CodeThe code is here under an Apache 2.0 license.
What This Model Doesn't (Yet) DoIf I can find the time, some of these deficiencies in the model may be removed:
- Unlike earlier published research, this model ignores the cost of ingesting the data in the first place, and accessing it later. Experience suggests the following rule of thumb: ingest is half the total lifetime cost, storage is one-third the total lifetime cost, and access is one-sixth. Thus a reasonable estimate of the total preservation cost of a Terabyte is three times the result of this model.
- The model assumes that the parameters are constant through time. Historically, interest rates, the Kryder rate, labor costs, etc. have varied, and thus should be modeled using Monte Carlo techniques and a probability distribution for each such parameter. It is possible for real interest rates to go negative, disk cost per Terabyte to spike upwards, as it did after the Thai floods, and so on. These low-probability events can have a large effect on the endowment needed, but are excluded from this model. Fixing this needs more CPU power than a Raspberry Pi.

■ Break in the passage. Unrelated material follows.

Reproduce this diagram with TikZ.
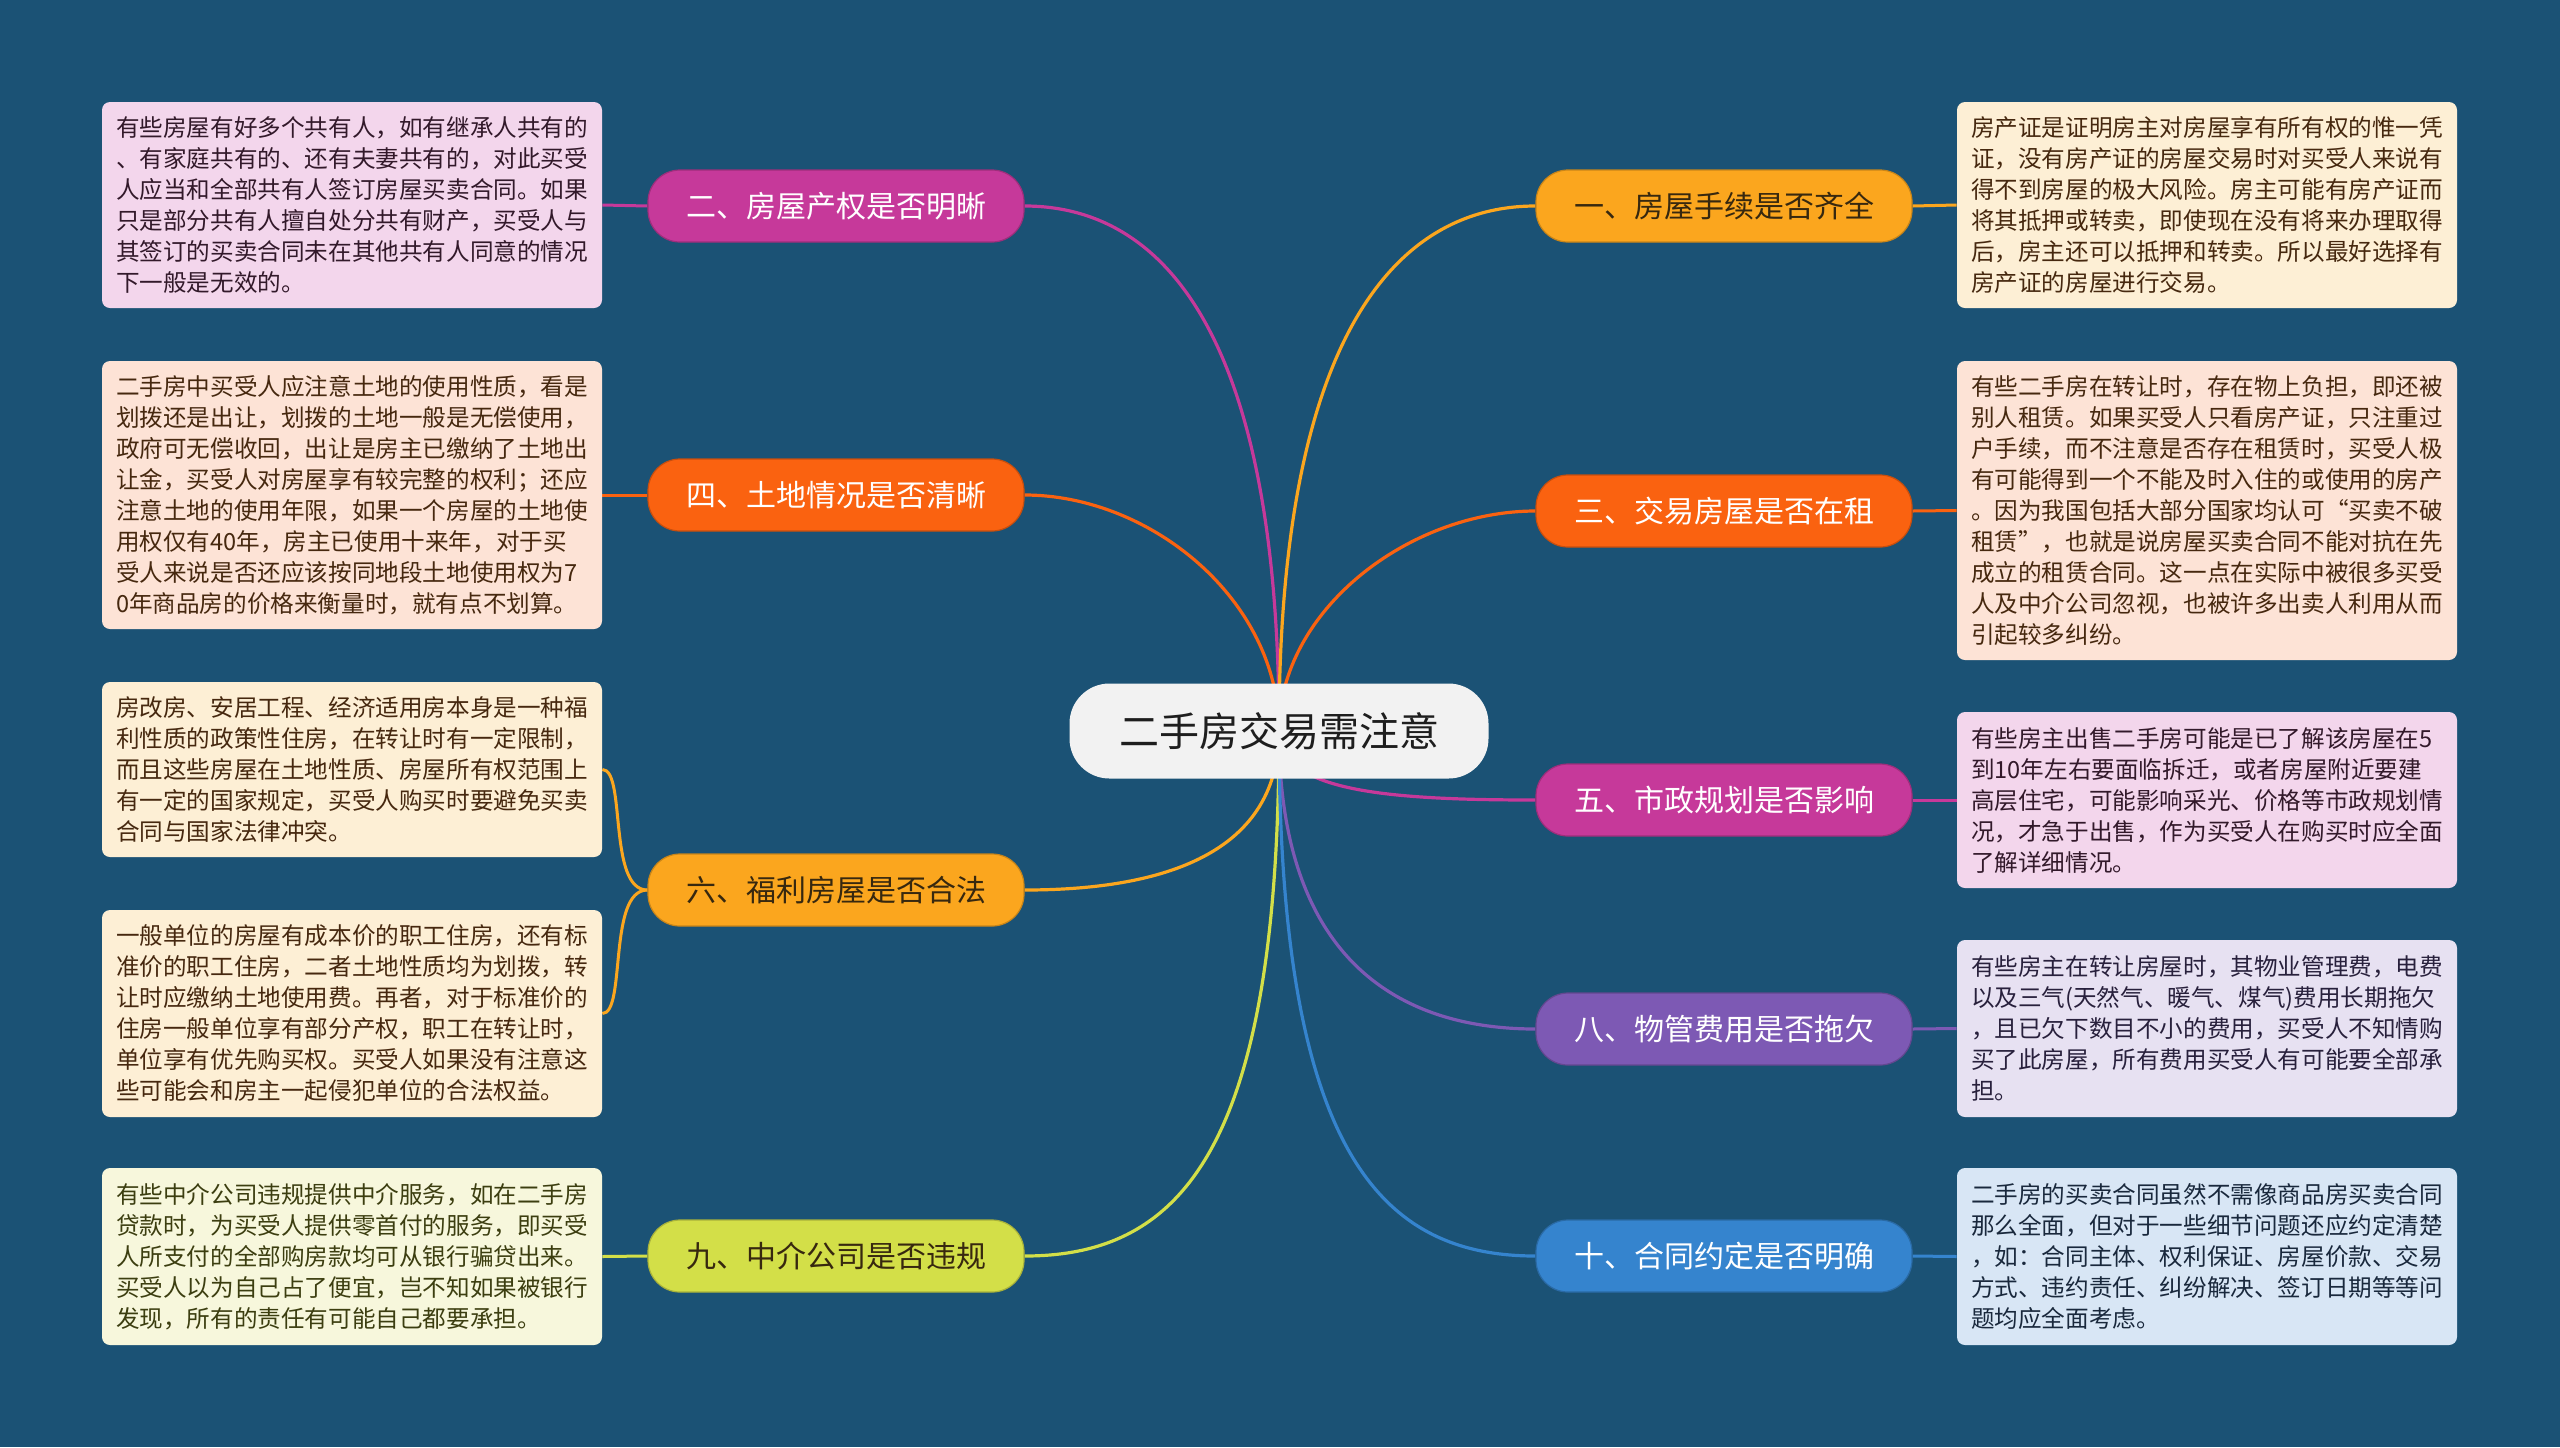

- There are a number of different possible policies for handling the inevitable drive failures, and different ways to model each of them. This model assumes that it is possible to predict at the time a batch of drives is purchased what proportion of them will fail, and inflates the purchase cost by that factor. This models the policy of buying extra drives so that failures can be replaced by the same drive model.
- The model assumes that drives are replaced after DriveLife years even though they are working. Continuing to use the drives beyond this can have significant effects on the endowment (see this paper).